The story of the temptation of Jesus, read every year during Lent, is also a tangle. The story is full of different strings we could follow,  There are so many interpretations, images, mythologies, parallels, and applications tangled up here. It's also a story so familiar, that one wonders whether there is anything new to be gleaned from it.

This is a story chock-full of opportunities for a preacher, there is so much packed into 13 verses. Should I focus on the parallels with other "40" stories? (Israel 40 years in the wilderness, 40 days of rain for Noah, 40 days fasting for Moses, Elijah's 40 days in flight to the mountain, ...), the anthropomorphising of the devil, (the whole good vs evil and what is the devil), meticulous interpretation of each of the temptations, ancient literary form analysis, (contest of wits), or a discussion of what the temptations look like to us today?
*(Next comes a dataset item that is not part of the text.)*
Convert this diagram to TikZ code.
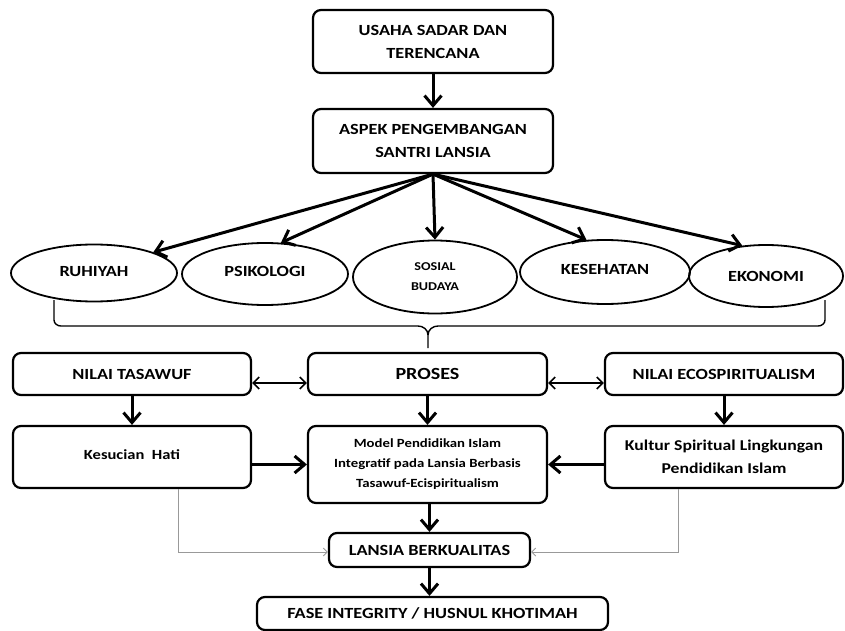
\documentclass[tikz,border=0pt]{standalone}
\usepackage{fontspec}
\setmainfont{Carlito}[FakeStretch=1.18]
\usetikzlibrary{arrows.meta,shapes.geometric}
\begin{document}
\begin{tikzpicture}[x=1pt,y=-1pt,
  hfont/.style={font=\bfseries\fontsize{15.5}{23}\selectfont},
  box/.style={draw,line width=2.2pt,rounded corners=8pt,align=center,inner sep=0pt,hfont},
  ell/.style={draw,ellipse,line width=1.8pt,inner sep=0pt,align=center,hfont},
  arr/.style={line width=3pt,-{Straight Barb[length=10pt,width=17pt,line width=3pt]}},
  darr/.style={line width=1.6pt,{Straight Barb[length=6pt,width=12pt,line width=1.6pt]}-{Straight Barb[length=6pt,width=12pt,line width=1.6pt]}},
  garr/.style={line width=0.9pt,draw=gray!80,-{Straight Barb[length=4pt,width=8pt,line width=0.9pt]}},
  brace/.style={line width=1.4pt}
]
\useasboundingbox (0,0) rectangle (845,631);

\node[box,minimum width=240pt,minimum height=63pt] (us) at (433,41.5) {USAHA SADAR DAN\\TERENCANA};
\node[box,minimum width=240pt,minimum height=64pt] (as) at (433,141) {ASPEK PENGEMBANGAN\\SANTRI LANSIA};

\node[ell,minimum width=166pt,minimum height=57pt] (ru) at (94,273) {\raisebox{4pt}{RUHIYAH}};
\node[ell,minimum width=166pt,minimum height=62pt] (ps) at (265,274) {\raisebox{6pt}{PSIKOLOGI}};
\node[ell,minimum width=164pt,minimum height=73pt,font=\bfseries\fontsize{12}{20}\selectfont] (ss) at (435,277) {SOSIAL\\BUDAYA};
\node[ell,minimum width=170pt,minimum height=64pt] (ke) at (605,272) {\raisebox{5pt}{KESEHATAN}};
\node[ell,minimum width=154pt,minimum height=62pt] (ek) at (766,276) {EKONOMI};

\draw[arr] (as.south) -- (ru.north east);
\draw[arr] (as.south) -- (ps.63);
\draw[arr] (as.south) -- (ss.north);
\draw[arr] (as.south) -- (ke.120);
\draw[arr] (as.south) -- (ek.128);
\draw[arr] (us.south) -- (as.north);

% brace
\draw[brace] (54,300) -- (54,320) to[out=-90,in=180] (61,326) -- (418,326) to[out=0,in=90] (428,335) -- (428,348);
\draw[brace] (428,335) to[out=90,in=180] (438,326) -- (818,326) to[out=0,in=-90] (825,320) -- (825,300);

\node[box,minimum width=238pt,minimum height=42pt] (nt) at (132,374) {NILAI TASAWUF};
\node[box,minimum width=239pt,minimum height=42pt,font=\bfseries\fontsize{17}{20}\selectfont] (pr) at (427.5,374) {PROSES};
\node[box,minimum width=238pt,minimum height=42pt] (ne) at (724,374) {NILAI ECOSPIRITUALISM};

\node[box,minimum width=238pt,minimum height=62pt,font=\bfseries\fontsize{14}{22}\selectfont] (ks) at (132,457) {\raisebox{5pt}{Kesucian\ \ Hati}};
\node[box,minimum width=239pt,minimum height=77pt,font=\bfseries\fontsize{12.5}{20}\selectfont] (md) at (427.5,464.5) {Model Pendidikan Islam\\Integratif pada\ Lansia Berbasis\\Tasawuf-Ecispiritualism};
\node[box,minimum width=238pt,minimum height=62pt,font=\bfseries\fontsize{15}{23}\selectfont] (ku) at (724,457) {Kultur Spiritual Lingkungan\\Pendidikan Islam};

\node[box,minimum width=201pt,minimum height=34pt] (lb) at (429.5,550) {LANSIA BERKUALITAS};
\node[box,minimum width=351pt,minimum height=33pt] (fs) at (432.5,613.5) {FASE INTEGRITY / HUSNUL KHOTIMAH};

\draw[darr] ([yshift=-9pt]nt.east) -- ([yshift=-9pt]pr.west);
\draw[darr] ([yshift=-9pt]pr.east) -- ([yshift=-9pt]ne.west);

\draw[arr] (nt.south) -- (ks.north);
\draw[arr] (pr.south) -- (md.north);
\draw[arr] (ne.south) -- (ku.north);

\draw[arr] (md.west -| ks.east) -- (md.west);
\draw[arr] (md.east -| ku.west) -- (md.east);

\draw[arr] (md.south -| lb.north) -- (lb.north);
\draw[arr] (lb.south) -- (lb.south |- fs.north);

\draw[garr] ([xshift=46pt]ks.south) |- ([yshift=-2pt]lb.west);
\draw[garr] ([xshift=-46pt]ku.south) |- ([yshift=-2pt]lb.east);
\end{tikzpicture}
\end{document}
This is such a tangle, which string do I pick at first? Is pulling on this one going to help unsnarl things, or tighten up the troubles?

Personally, I do not want to interpret this story in blacks and whites. I don't think it is so very clear. I have some trouble with the way the "devil" is so conveniently and completely demonized. (That sentence sounds funny-demonizing the devil!) The word "devil" is problematic, because we right away imagine a horned, pointy eared, goatee wearing, goat-legged, red male with a pitchfork. That characterization means that we can dismiss what the devil suggests as completely evil. But that isn't quite right. These temptations are real and...tempting. They flirt with danger rather than marry it. If they were completely and obviously evil they wouldn't so hard to resist.
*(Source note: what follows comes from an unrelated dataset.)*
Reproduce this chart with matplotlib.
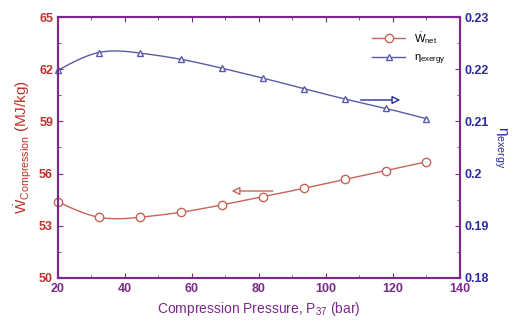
import numpy as np
import matplotlib.pyplot as plt
from matplotlib.ticker import MultipleLocator, FixedLocator, FixedFormatter

plt.rcParams['font.family'] = ['Liberation Sans', 'DejaVu Sans']
plt.rcParams['mathtext.fontset'] = 'custom'
plt.rcParams['mathtext.rm'] = 'Liberation Sans'
plt.rcParams['mathtext.it'] = 'Liberation Sans:italic'

pressure = [20, 32.2, 44.4, 56.7, 68.9, 81.1, 93.3, 105.6, 117.8, 130]
w_net = [54.38, 53.49, 53.49, 53.78, 54.2, 54.67, 55.15, 55.67, 56.17, 56.68]
eta_exergy = [0.2198, 0.2232, 0.2231, 0.2219, 0.2202, 0.2183, 0.2163, 0.2143, 0.2125, 0.2105]
w_ticks = [50, 53, 56, 59, 62, 65]
eta_ticks = [0.18, 0.19, 0.20, 0.21, 0.22, 0.23]
eta_labels = ['0.18', '0.19', '0.2', '0.21', '0.22', '0.23']

red = '#c8645a'
red_txt = '#c0302a'
blue = '#5a5aa8'
blue_txt = '#2a2aa0'
purple = '#7a2a88'


def spline(x, y, n=200):
    # natural cubic spline through the points, only for a smooth line
    x = np.asarray(x, float)
    y = np.asarray(y, float)
    k = len(x)
    h = np.diff(x)
    A = np.zeros((k, k))
    b = np.zeros(k)
    A[0, 0] = A[-1, -1] = 1
    for i in range(1, k - 1):
        A[i, i - 1] = h[i - 1]
        A[i, i] = 2 * (h[i - 1] + h[i])
        A[i, i + 1] = h[i]
        b[i] = 6 * ((y[i + 1] - y[i]) / h[i] - (y[i] - y[i - 1]) / h[i - 1])
    m = np.linalg.solve(A, b)
    xs = np.linspace(x[0], x[-1], n)
    j = np.clip(np.searchsorted(x, xs) - 1, 0, k - 2)
    t = xs - x[j]
    hj = h[j]
    a = (m[j + 1] - m[j]) / (6 * hj)
    c = (y[j + 1] - y[j]) / hj - hj * (2 * m[j] + m[j + 1]) / 6
    ys = y[j] + c * t + m[j] / 2 * t ** 2 + a * t ** 3
    return xs, ys


fig = plt.figure(figsize=(5.15, 3.21), dpi=100)
ax = fig.add_axes([0.1126, 0.134, 0.7806, 0.813])
ax2 = ax.twinx()

xs, ys = spline(pressure, w_net)
ax.plot(xs, ys, color=red, lw=1)
ax.plot(pressure, w_net, 'o', color=red, mfc='white', ms=6, mew=1, clip_on=False)
xs, ys = spline(pressure, eta_exergy)
ax2.plot(xs, ys, color=blue, lw=1)
ax2.plot(pressure, eta_exergy, '^', color=blue, mfc='white', ms=5, mew=1, clip_on=False)

# legend handles
ax2.plot([], [], '-o', color=red, mfc='white', ms=6, lw=1, label=r'$\dot{\mathrm{W}}_{\mathrm{net}}$')
ax2.plot([], [], '-^', color=blue, mfc='white', ms=5, lw=1, label=r'η$_{\mathrm{exergy}}$')
leg = ax2.legend(loc='upper right', bbox_to_anchor=(0.99, 0.99), frameon=False,
                 fontsize=8, handlelength=3, labelspacing=0.6)

ax.annotate('', xy=(71, 55.0), xytext=(85, 55.0),
            arrowprops=dict(arrowstyle='-|>', color=red, fc='white', lw=1, mutation_scale=12))
ax2.annotate('', xy=(123, 0.2141), xytext=(109.5, 0.2141),
             arrowprops=dict(arrowstyle='-|>', color=blue_txt, fc='white', lw=1, mutation_scale=12))

ax.set_xlim(20, 140)
ax.set_ylim(50, 65)
ax2.set_ylim(0.18, 0.23)
ax.xaxis.set_major_locator(MultipleLocator(20))
ax.xaxis.set_minor_locator(MultipleLocator(10))
ax.yaxis.set_major_locator(FixedLocator(w_ticks))
ax.yaxis.set_minor_locator(FixedLocator([t + 1.5 for t in w_ticks[:-1]]))
ax2.yaxis.set_major_locator(FixedLocator(eta_ticks))
ax2.yaxis.set_major_formatter(FixedFormatter(eta_labels))
ax2.yaxis.set_minor_locator(FixedLocator([t + 0.005 for t in eta_ticks[:-1]]))

ax.tick_params(axis='x', which='both', direction='in', top=True, colors=purple,
               labelsize=9)
ax.tick_params(axis='y', which='both', direction='in', colors=purple, labelcolor=red_txt,
               labelsize=9)
ax2.tick_params(axis='y', which='both', direction='in', colors=purple, labelcolor=blue_txt,
                labelsize=9)
for a in (ax, ax2):
    for t in a.get_xticklabels() + a.get_yticklabels():
        t.set_fontweight('bold')
    for s in a.spines.values():
        s.set_color(purple)
        s.set_linewidth(1.5)

ax.set_xlabel(r'Compression Pressure, P$_{37}$ (bar)', color=purple, fontsize=10)
ax.set_ylabel(r'$\dot{\mathrm{W}}_{\mathrm{Compression}}$ (MJ/kg)', color=red_txt, fontsize=11)
ax2.set_ylabel(r'η$_{\mathrm{exergy}}$', color=blue_txt, fontsize=11, rotation=270,
               labelpad=14)

plt.savefig('out.png', dpi=100)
I find it more helpful to replace the word "devil" with words like "adversary", "slanderer", "deceiver"...and others like that. (These are actually good translations of the Greek. The word devil is only one of the possible translations/interpretations.) I find it more helpful, because then I admit I am not always able to discern what is right and what is wrong. The world of temptation is not always clear. Temptation is difficult stuff, a bunch of strings twirling around in the wash. How do we keep things clear, workable, healthy, faithful?

The temptations Jesus faced were very real, very tempting. They made sense in some practical ways. Here he is, just baptized, full of the Holy Spirit (verse1), contemplating his goals and how to get to them. The adversary offers realistic choices. It would be much easier for Jesus to gain his following if he were the provider of bread, or a charismatic and powerful head of state, or a celebrity whom angels miraculously protect. All these means to the end, however, are deceptive and somewhat coercive. They don't require followers to believe or do anything other than to jump onto the new bandwagon!

I will highlight two things I found strengthening as I read this story again. One is that Jesus is full of the Holy Spirit throughout the whole testing and temptation. The Spirit never leaves him alone to face tough decisions.God does not leave us alone either. The second is that the most beguiling temptations will come to us when we are weak. That is when the voice of escape or the easy path is strongest. When we are at the bottom in our wilderness experience it is hard to make good decisions. Jesus still manages it. We can too. (I take courage in knowing Jesus was human, he easily could have made a wrong choice, but he did not.) I've sometimes heard people interpret this story by saying that Jesus was too God-like to fall to temptation here. I don't think so. This is encouraging precisely because it was real temptation and it was (is) humanly possible to resist.

Finally, the deceiver leaves Jesus alone; "until an opportune time" (verse13). That is a foreshadowing, possibly to the time in the garden when Jesus prays for the cup to be taken from him (an easier way out), but he is able to resist that temptation too.

Question: How do you handle temptation, especially when you are at a low point in your life? Who helps you sort it out?